Не придет Кира. С тех пор как она вышла замуж за профессора Загороднего, она никогда не приходит, но позвонит обязательно и будет вздыхать, и долго говорить в телефонную трубку слова, которые в подобных случаях говорят все – и близкие, и далекие…
И еще принесут много телеграмм – от знакомых и незнакомых. Телеграммы в этот день ей приносили всегда, все десять лет. Она бережно разворачивала голубые, желтоватые бланки, вчитывалась в каждое слово и, как ни странно, радовалась этим весточкам, хотя и понимала умом: ну, что могут изменить слова?
Н и ч е г о…
Анна Мироновна стряпала, вздыхала, старалась не думать ни о чем, кроме того, что делала, и, конечно, думала…
А над тяжелыми арктическими льдами, ровно гудя двигателями, медленно поднимался к полюсу корабль полярной авиации. Сергей Канаки со своим экипажем выполнял очередной рейс к очередной дрейфующей станции. Он вез зимовщикам баллоны с газом, ящики оборудования, тюки обмундирования, апельсины и свежие огурцы…
Погода была сносной, но мучила радиосвязь. Короткие волны после недавних вспышек на солнце почти не проходили. Радист злился и нервничал.
Экипаж устал. В последнюю неделю было много полетов, и каждая посадка на сильно подпорченной оттепелью ледовой полосе требовала дополнительного расхода нервной энергии. Арктика хоть и работала на людей, но далеко еще не подчинилась человеку…
Канаки низко прошел над торосистым нагромождением, обрамлявшим посадочную полосу, и осторожно притер корабль к синеватому шершавому льду.
Зарулив и, едва поздоровавшись с встречавшими, рысью помчался в домик радистов.
– Привет, ребята! Связь есть?
– Сейчас есть, – сказал радист, – и работы полно, двое суток еле пробивались…
– Слушай, малый, я, старый осел, сбился со счета и чуть не позабыл, что нынче тридцатое. Давай пиши и стучи вне очереди.
– Личная? – спросил радист и осуждающе поглядел на командира корабля.

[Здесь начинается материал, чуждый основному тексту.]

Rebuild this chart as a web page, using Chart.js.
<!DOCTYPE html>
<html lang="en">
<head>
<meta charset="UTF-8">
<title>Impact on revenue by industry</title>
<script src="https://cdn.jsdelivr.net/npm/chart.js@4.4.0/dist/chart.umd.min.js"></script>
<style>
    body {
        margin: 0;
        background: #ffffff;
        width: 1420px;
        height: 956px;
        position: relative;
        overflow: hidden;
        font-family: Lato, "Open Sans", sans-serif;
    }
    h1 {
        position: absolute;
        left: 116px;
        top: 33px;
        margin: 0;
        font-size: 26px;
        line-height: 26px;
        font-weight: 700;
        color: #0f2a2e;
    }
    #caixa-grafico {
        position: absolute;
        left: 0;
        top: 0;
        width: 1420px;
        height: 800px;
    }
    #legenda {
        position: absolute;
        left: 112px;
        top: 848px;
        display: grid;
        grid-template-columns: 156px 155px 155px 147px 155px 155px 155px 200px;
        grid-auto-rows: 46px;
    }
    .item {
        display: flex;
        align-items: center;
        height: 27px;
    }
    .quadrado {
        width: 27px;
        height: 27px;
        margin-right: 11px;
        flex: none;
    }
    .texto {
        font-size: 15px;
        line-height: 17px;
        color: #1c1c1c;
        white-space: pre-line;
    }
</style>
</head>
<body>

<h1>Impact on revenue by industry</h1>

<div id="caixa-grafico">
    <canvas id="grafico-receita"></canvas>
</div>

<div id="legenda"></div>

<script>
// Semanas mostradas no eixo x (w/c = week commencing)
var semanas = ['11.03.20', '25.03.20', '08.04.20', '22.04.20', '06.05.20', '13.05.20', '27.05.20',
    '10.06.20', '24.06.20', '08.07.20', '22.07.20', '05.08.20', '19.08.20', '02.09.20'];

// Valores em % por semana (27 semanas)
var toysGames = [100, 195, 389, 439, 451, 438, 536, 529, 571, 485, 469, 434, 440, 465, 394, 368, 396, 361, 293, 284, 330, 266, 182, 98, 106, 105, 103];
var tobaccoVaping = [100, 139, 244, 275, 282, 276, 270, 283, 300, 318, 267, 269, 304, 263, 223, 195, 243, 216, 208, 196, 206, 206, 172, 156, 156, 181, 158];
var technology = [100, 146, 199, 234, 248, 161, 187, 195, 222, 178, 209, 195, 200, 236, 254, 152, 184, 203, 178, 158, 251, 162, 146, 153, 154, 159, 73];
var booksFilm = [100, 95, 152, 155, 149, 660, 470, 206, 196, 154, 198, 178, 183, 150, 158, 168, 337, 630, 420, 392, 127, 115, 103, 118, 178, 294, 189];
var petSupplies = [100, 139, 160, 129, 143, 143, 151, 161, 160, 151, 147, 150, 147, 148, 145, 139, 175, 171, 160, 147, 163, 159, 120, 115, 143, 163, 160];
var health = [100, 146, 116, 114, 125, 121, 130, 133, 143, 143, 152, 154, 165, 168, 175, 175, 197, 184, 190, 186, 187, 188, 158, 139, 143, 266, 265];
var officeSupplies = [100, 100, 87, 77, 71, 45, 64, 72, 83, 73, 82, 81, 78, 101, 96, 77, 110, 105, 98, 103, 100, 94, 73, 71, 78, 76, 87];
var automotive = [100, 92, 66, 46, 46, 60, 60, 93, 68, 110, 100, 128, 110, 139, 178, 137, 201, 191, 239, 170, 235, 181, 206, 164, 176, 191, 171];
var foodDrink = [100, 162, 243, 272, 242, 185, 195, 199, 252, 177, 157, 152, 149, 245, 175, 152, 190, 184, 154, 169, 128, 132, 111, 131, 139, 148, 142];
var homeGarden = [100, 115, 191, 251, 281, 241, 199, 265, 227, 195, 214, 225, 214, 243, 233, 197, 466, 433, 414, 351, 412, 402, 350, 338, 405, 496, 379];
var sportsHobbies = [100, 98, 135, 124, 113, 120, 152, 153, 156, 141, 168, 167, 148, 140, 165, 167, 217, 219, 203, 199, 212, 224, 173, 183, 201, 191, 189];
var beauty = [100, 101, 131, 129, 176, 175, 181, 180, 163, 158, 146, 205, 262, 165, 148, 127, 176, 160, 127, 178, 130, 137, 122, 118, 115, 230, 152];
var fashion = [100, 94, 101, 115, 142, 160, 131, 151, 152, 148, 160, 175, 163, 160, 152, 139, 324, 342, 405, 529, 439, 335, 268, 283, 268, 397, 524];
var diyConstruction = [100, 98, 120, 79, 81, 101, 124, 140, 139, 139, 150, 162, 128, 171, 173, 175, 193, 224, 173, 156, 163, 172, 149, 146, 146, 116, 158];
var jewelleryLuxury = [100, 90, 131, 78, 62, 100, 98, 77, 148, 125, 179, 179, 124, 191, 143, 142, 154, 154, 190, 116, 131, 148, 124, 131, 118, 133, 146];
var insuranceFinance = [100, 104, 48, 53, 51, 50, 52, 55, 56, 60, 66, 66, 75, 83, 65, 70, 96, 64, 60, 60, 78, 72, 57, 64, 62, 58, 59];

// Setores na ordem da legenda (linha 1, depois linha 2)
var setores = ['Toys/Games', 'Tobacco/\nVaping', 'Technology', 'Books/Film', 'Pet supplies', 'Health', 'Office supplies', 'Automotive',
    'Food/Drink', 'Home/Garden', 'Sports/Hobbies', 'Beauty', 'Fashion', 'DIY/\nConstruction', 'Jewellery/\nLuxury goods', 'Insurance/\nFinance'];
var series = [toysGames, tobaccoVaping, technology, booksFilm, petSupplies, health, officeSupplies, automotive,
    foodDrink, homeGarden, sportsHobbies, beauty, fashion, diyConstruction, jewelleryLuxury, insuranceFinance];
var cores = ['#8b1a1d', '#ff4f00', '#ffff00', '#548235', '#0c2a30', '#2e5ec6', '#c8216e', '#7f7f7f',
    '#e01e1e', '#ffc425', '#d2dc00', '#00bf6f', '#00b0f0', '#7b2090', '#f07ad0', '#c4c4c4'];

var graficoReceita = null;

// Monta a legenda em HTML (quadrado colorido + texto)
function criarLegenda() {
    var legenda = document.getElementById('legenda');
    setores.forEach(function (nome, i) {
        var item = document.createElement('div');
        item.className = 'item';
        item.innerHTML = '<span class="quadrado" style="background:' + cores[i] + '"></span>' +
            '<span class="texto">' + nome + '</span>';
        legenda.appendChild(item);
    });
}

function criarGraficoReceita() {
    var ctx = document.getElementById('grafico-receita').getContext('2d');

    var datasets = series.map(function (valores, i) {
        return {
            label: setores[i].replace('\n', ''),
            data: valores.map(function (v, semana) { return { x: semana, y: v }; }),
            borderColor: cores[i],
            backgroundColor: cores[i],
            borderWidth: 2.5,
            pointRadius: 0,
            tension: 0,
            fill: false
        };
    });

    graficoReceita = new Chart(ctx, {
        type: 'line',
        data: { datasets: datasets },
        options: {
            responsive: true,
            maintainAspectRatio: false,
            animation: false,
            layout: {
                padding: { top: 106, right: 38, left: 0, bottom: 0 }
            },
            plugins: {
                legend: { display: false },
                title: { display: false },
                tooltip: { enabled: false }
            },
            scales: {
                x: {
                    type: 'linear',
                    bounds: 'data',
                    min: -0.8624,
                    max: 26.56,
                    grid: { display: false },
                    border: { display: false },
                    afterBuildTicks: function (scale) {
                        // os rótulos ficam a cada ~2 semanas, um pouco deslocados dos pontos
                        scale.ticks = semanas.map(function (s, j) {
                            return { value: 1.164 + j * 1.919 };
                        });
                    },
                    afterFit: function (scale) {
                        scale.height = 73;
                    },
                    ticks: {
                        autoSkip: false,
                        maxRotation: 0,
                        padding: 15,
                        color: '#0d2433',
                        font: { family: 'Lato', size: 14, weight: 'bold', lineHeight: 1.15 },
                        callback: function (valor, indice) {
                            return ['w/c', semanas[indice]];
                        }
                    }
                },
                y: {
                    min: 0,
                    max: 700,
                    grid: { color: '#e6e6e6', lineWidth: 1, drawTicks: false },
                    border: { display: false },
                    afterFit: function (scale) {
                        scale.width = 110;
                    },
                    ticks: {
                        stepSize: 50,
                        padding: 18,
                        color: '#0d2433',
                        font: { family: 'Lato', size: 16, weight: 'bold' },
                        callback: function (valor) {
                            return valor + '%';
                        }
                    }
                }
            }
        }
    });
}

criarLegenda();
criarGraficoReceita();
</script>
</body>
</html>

– По "Самолету" давай! Я отвечаю. Пиши: "Помним. Всегда. Всюду. Канаки…"
- А куда? Адрес какой?
– Совсем сдурел! Склероз. – И Канаки продиктовал адрес Анны Мироновны.
– Заругают меня, командир, – сказал было радист, но Канаки его не дослушал.
– Заругают? Ничего, не сдохнешь, если и заругают. Стучи и не торгуйся!..
Жила Земля. Жил Океан. Жило Небо.
И жили люди.
Москва – Сухуми – Чернигов 1965-1970 гг.